Pressure on for SA government to push Covid-19 vaccine programme
Cape Town – Health Minister Zweli Mkhize has allayed fears South Africa would be last in line to get a Covid-19 vaccine during a hastily-arranged media briefing after reports that the government’s acquisition strategy for the live-saving drugs was in a shambles.
Mark Heywood, veteran activist and executive director of Section27, said: “There is no proper plan and the government has only given South Africans assurance, nothing concrete. What we need is a clear time line; there needs to be a great deal of urgency but at the same time it does not mean that the interventions we currently have are not effective.”
Heywood said civil societies and trade unions were gearing up to start campaigning for the government to urgently start with the vaccine procurement.
“I will be meeting with civil societies and trade unions and religious leaders and we will be stepping up our campaigning.

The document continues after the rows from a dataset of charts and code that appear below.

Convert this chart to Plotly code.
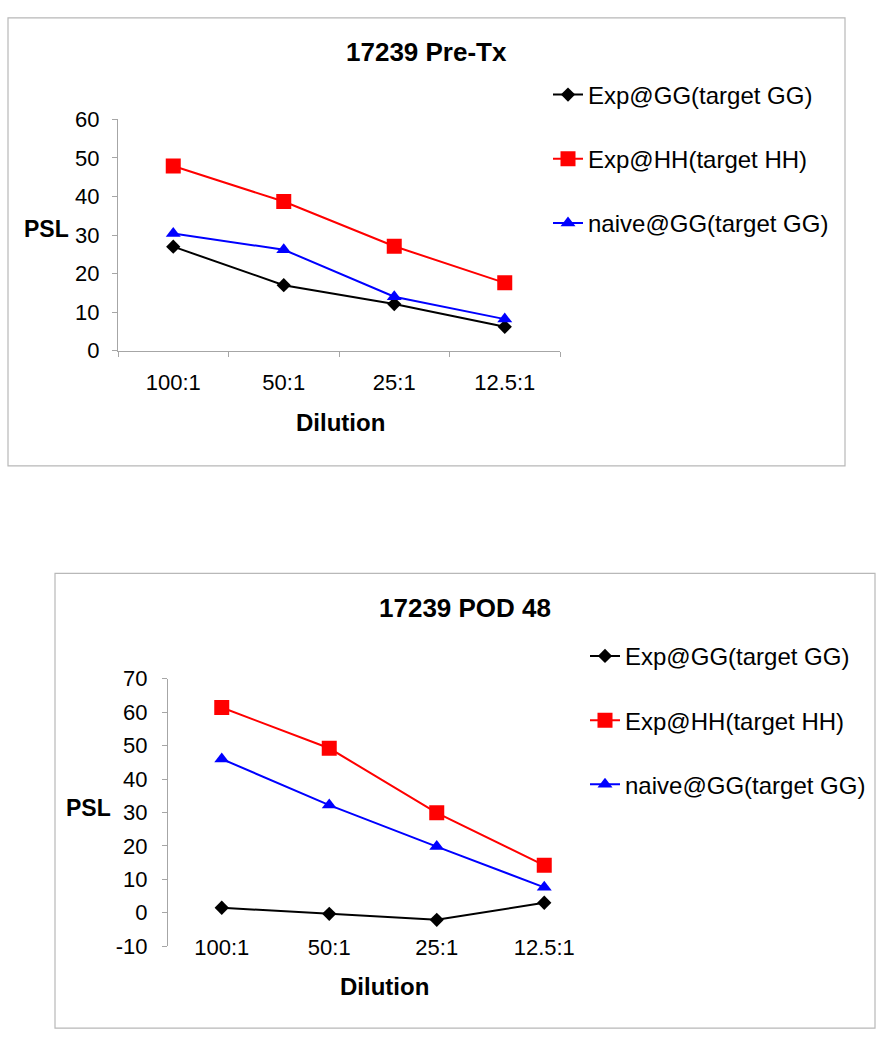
import plotly.graph_objects as go

# ---------------- data ----------------
categories = ["100:1", "50:1", "25:1", "12.5:1"]
series_names = ["Exp@GG(target GG)", "Exp@HH(target HH)", "naive@GG(target GG)"]

pre_exp_gg = [27.0, 17.0, 12.1, 6.2]
pre_exp_hh = [47.9, 38.7, 27.1, 17.6]
pre_naive_gg = [30.4, 26.2, 14.0, 8.2]

pod_exp_gg = [1.5, -0.3, -2.1, 3.0]
pod_exp_hh = [61.4, 49.2, 29.9, 14.2]
pod_naive_gg = [46.0, 32.2, 19.8, 7.6]

pre_yticks = [0, 10, 20, 30, 40, 50, 60]
pre_grid = [10, 20, 30, 40, 50]
pod_yticks = [-10, 0, 10, 20, 30, 40, 50, 60, 70]
pod_grid = [10, 20, 30, 40, 50, 60]

titles = ["17239 Pre-Tx", "17239 POD 48"]
x_title = "Dilution"
y_title = "PSL"

# ---------------- style ----------------
W, H = 886, 1050
FONT = "Liberation Sans, Arial, sans-serif"
AXC = "#a6a6a6"
GRIDC = "#c0c0c0"
BOXC = "#b8b8b8"
colors = ["#000000", "#ff0000", "#0000ff"]
symbols = ["diamond", "square", "triangle-up"]
msizes = [11, 15, 13]


def px(x):
    return x / W


def py(y):
    return 1 - y / H


fig = go.Figure()

pre_series = [pre_exp_gg, pre_exp_hh, pre_naive_gg]
pod_series = [pod_exp_gg, pod_exp_hh, pod_naive_gg]

for i, (name, vals) in enumerate(zip(series_names, pre_series)):
    fig.add_trace(go.Scatter(
        x=categories, y=vals, name=name, mode="lines+markers",
        line=dict(color=colors[i], width=2),
        marker=dict(symbol=symbols[i], size=msizes[i], color=colors[i]),
        xaxis="x", yaxis="y", legend="legend", legendgroup="a%d" % i,
        hoverinfo="skip"))

for i, (name, vals) in enumerate(zip(series_names, pod_series)):
    fig.add_trace(go.Scatter(
        x=categories, y=vals, name=name, mode="lines+markers",
        line=dict(color=colors[i], width=2),
        marker=dict(symbol=symbols[i], size=msizes[i], color=colors[i]),
        xaxis="x2", yaxis="y2", legend="legend2", legendgroup="b%d" % i,
        hoverinfo="skip"))

tickfont = dict(family=FONT, size=22, color="black")
ncat = len(categories)
boundaries = [i - 0.5 for i in range(ncat + 1)]

# top plot domain
top_x = [px(118), px(560)]
top_y = [py(347), py(110)]
# bottom plot domain
bot_x = [px(168), px(598)]
bot_y = [py(957), py(683)]
yr2 = [pod_yticks[0], pod_yticks[-1]]
p0 = bot_y[0] + (0 - yr2[0]) / (yr2[1] - yr2[0]) * (bot_y[1] - bot_y[0])

common_cat = dict(type="category", categoryorder="array", categoryarray=categories,
                  range=[-0.5, ncat - 0.5], showgrid=False, zeroline=False,
                  tickfont=tickfont)

fig.update_layout(
    width=W, height=H, margin=dict(l=0, r=0, t=0, b=0),
    paper_bgcolor="white", plot_bgcolor="rgba(0,0,0,0)",
    font=dict(family=FONT, color="black"),
    xaxis=dict(domain=top_x, anchor="y", showline=True, linecolor=AXC, linewidth=1,
               ticks="outside", tickson="boundaries", ticklen=5, tickcolor=AXC,
               ticklabelstandoff=12, **common_cat),
    yaxis=dict(domain=top_y, anchor="x", range=[pre_yticks[0], pre_yticks[-1]],
               tickvals=pre_yticks, ticktext=[str(v) for v in pre_yticks],
               showline=True, linecolor=AXC, linewidth=1,
               ticks="outside", ticklen=5, tickcolor=AXC, showgrid=False,
               zeroline=False, tickfont=tickfont, ticklabelstandoff=8),
    yaxis5=dict(overlaying="y", anchor="x", range=[pre_yticks[0], pre_yticks[-1]],
                tickvals=pre_grid, showgrid=True, gridcolor=GRIDC, gridwidth=1,
                showticklabels=False, ticks="", showline=False, zeroline=False),
    xaxis2=dict(domain=bot_x, anchor="y2", showline=False, ticks="",
                ticklabelstandoff=-14, **common_cat),
    yaxis2=dict(domain=bot_y, anchor="x2", range=yr2, tickvals=pod_yticks,
                ticktext=[str(v) for v in pod_yticks],
                showline=True, linecolor=AXC, linewidth=1, ticks="outside", ticklen=5,
                tickcolor=AXC, showgrid=False, zeroline=False, tickfont=tickfont,
                ticklabelstandoff=10),
    yaxis6=dict(overlaying="y2", anchor="x2", range=yr2, tickvals=pod_grid,
                showgrid=True, gridcolor=GRIDC, gridwidth=1, showticklabels=False,
                ticks="", showline=False, zeroline=False),
    xaxis3=dict(domain=bot_x, anchor="y7", range=[-0.5, ncat - 0.5],
                tickvals=boundaries, showline=True, linecolor=AXC, linewidth=1,
                ticks="outside", ticklen=5, tickcolor=AXC, showticklabels=False,
                showgrid=False, zeroline=False),
    yaxis7=dict(domain=[p0, p0 + 0.01], anchor="x3", showline=False,
                showticklabels=False, ticks="", showgrid=False, zeroline=False),
    legend=dict(x=px(548), y=py(62), xanchor="left", yanchor="top",
                font=dict(family=FONT, size=24, color="black"),
                bgcolor="rgba(0,0,0,0)", traceorder="grouped", tracegroupgap=30,
                itemwidth=30),
    legend2=dict(x=px(585), y=py(637), xanchor="left", yanchor="top",
                 font=dict(family=FONT, size=24, color="black"),
                 bgcolor="rgba(0,0,0,0)", traceorder="grouped", tracegroupgap=30,
                 itemwidth=30),
)

shapes = [
    # chart frames
    dict(type="rect", xref="paper", yref="paper", x0=px(8), x1=px(845),
         y0=py(465), y1=py(6), line=dict(color=BOXC, width=1.2)),
    dict(type="rect", xref="paper", yref="paper", x0=px(55), x1=px(875),
         y0=py(1041), y1=py(575), line=dict(color=BOXC, width=1.2)),
    # legend area (white) covering gridlines, as in the original
    dict(type="rect", xref="x", yref="y", x0=3.066, x1=3.7, y0=25, y1=62,
         fillcolor="white", line=dict(width=0), layer="between"),
    dict(type="rect", xref="x2", yref="y2", x0=3.081, x1=3.7, y0=25, y1=72,
         fillcolor="white", line=dict(width=0), layer="between"),
]

ann = []
def add_text(t, x, y, size, bold=True):
    ann.append(dict(text=("<b>%s</b>" % t) if bold else t, xref="paper", yref="paper",
                    x=px(x), y=py(y), xanchor="center", yanchor="middle",
                    showarrow=False, font=dict(family=FONT, size=size, color="black")))

add_text(titles[0], 426, 41, 26)
add_text(y_title, 46, 222, 23)
add_text(x_title, 340, 421, 24)
add_text(titles[1], 465, 611, 26)
add_text(y_title, 88, 815, 23)
add_text(x_title, 384, 998, 24)

fig.update_layout(shapes=shapes, annotations=ann)

fig.write_html("out.html",
               config={"displayModeBar": False, "staticPlot": True},
               post_script="document.body.style.margin='0';document.body.style.overflow='hidden';")
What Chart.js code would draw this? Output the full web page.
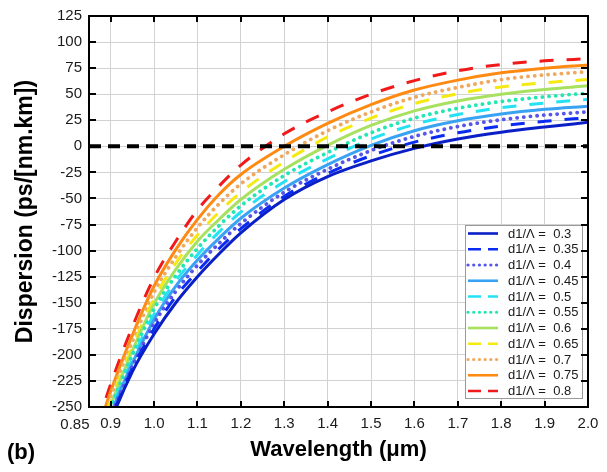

Government needs to come up with a solution before we have litigation,” he said.
The Solidarity Fund, which was established in March to mobilise resources to assist in the fight against Covid-19, has already paid out R327 million to the World Health Organization (WHO) Covax facility which is the global initiative to ensure rapid and equitable access to Covid-19 vaccines for all countries — to acquire the vaccine. Several countries have already received shipments of the Pfizer-BioNTech, Moderna, and AstraZeneca jabs.
The down payment was meant to secure the treatment for 10% of the country’s population. According to Mkhize they were engaged in intense negotiations to gain access to a Covid-19 vaccine for priority individuals as early as February, but made clear that there were no agreements yet in place with any pharmaceutical companies.
South Africa’s Medical Research Council vice-president Prof Jeffrey Mphahele said: “The biggest concern is the availability of the vaccine. We know that bilateral talks are still under way. The anxiety among South Africans is justified given the fact that there are other countries rolling out vaccines. The plan the government has could work but it is up to them on how successful they are.”
Ministerial advisory committee (MAC) member Prof Ian Sanne said: “We don’t have a choice but to move rapidly towards accessing vaccines in a tiers implementation strategy to ensure who gets the first vaccine and who gets the second. We need urgent decision-making on the procurement strategy and which vaccine we will be able to access, at which price. As soon as we initiate this the business confidence will increase and the economy will benefit from this.”
Sanne said the logistics could also be looked into.